Model of contact friction based on extreme value statistics

We propose a model based on extreme value statistics (EVS) and combine it with different models for single asperity contact, including adhesive and elasto-plastic contacts, to derive a relation between the applied load and the friction force on a rough interface. We find that when the summit distribution is Gumbel, and the contact model is Hertzian we have the closest conformity with Amontons law. The range over which Gumbel distribution mimics Amontons law is wider than the Greenwood-Williamson Model. However exact conformity with Amonton's law does not seem for any of the well-known EVS distributions. On the other hand plastic deformations in contact area reduce the relative change of pressure slightly with Gumbel distribution. Elastic-plastic contact mixes with Gumbel distribution for summits. it shows the best conformity with Amonton`s law. Other extreme value statistics are also studied, and results presented.
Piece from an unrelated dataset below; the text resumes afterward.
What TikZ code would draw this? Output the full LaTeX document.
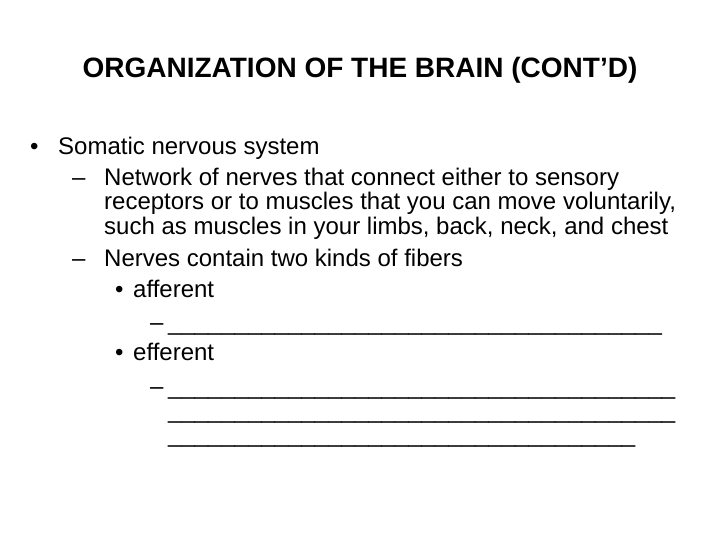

We combine Gumbel distribution with GW-Mc Cool model which is an improved case of GW model, it takes into account a bandwidth for wavelengths of {\alpha}. Comparison of this model with original GW-Mc Cool model and other simplified versions of BGT reveals that Gumbel distribution has a better conformity with Amonton`s law for all values of {\alpha}. When adhesive contact model is used, the main observation is that for zero or even negative applied load, there is some friction. Asperities with height even less than the separation of two surfaces are in contact. For a small value of adhesion parameter, a better conformity with Amontons law is observed. Relative pressure increases for stronger adhesion which means that adhesion controlled friction dominated by load controlled friction. We also observe that adhesion increases on a surface with a lower value of roughness.